The due diligence questionnaire would have then been sent without the “estate planning” box being ticked, unbeknownst to Dr Mizzi, the spokesman is quoted as saying.

The Prime Minister’s chief of staff, Keith Schembri, also had the “estate planning” category for his New Zealand trust unticked.

According to Panama Papers, the massive data leak at the centre of which is Mossack Fonseca, the New Zealand trustees were told that Dr Mizzi and Mr Schembri would be engaging in business ventures in North Africa, India, China, Dubai and other Gulf countries.

But Dr Mizzi has justified his complex financial set up – which involved a Panama company sheltered by a trust in New Zealand – by saying he would “populate it” with his assets, including a London property and rent coming from it.

The Minister without Portfolio indicated estate planning as being the prime reason for setting up the trust in an interview with The Sunday Times of Malta last February. “The properties are financial assets and I want to manage them in the best possible way. It was a family planning decision,” he said then.

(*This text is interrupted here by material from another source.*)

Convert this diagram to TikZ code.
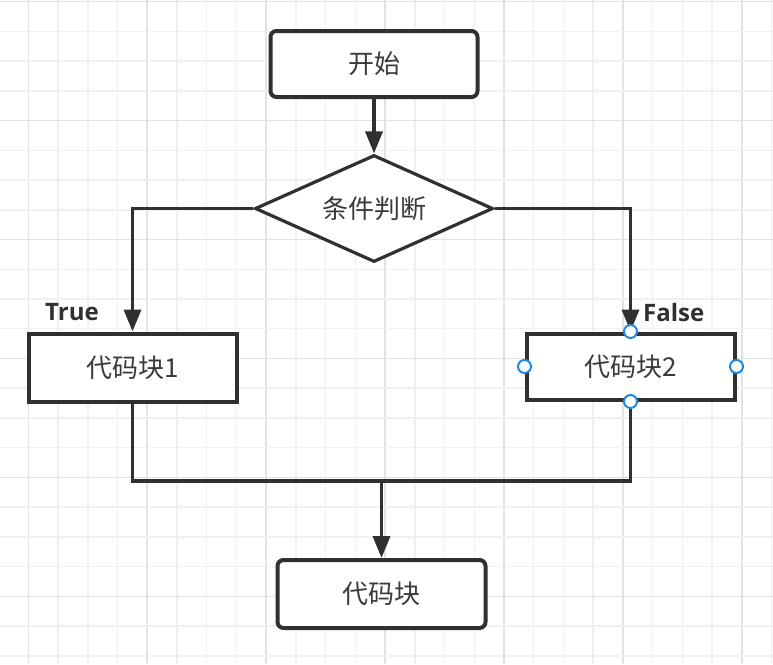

Nexia BT partner Karl Cini sent scores of e-mails to Mossack Fonseca explaining Dr Mizzi’s financial set-up and the source of funds going into it but no mention was ever made of the properties.

Dr Mizzi’s income tax returns for 2013 and 2014 show rental income of €37,000.

Yesterday, Dr Mizzi said he would file a libel suit against the Times of Malta. He accused it of inventing “new angles, which clearly do not exist”, and said there was a “coordinated attack across multiple channels aimed at character assassination”.

He said the paper lied when it stated the unticked box was found in a due diligence questionnaire Nexia BT submitted – this is clearly contradicted by the document.

The Panama Papers were made available to the paper through an investigative partnership with the International Consortium of Investigative Journalists and German newspaper Süddeutsche Zeitung.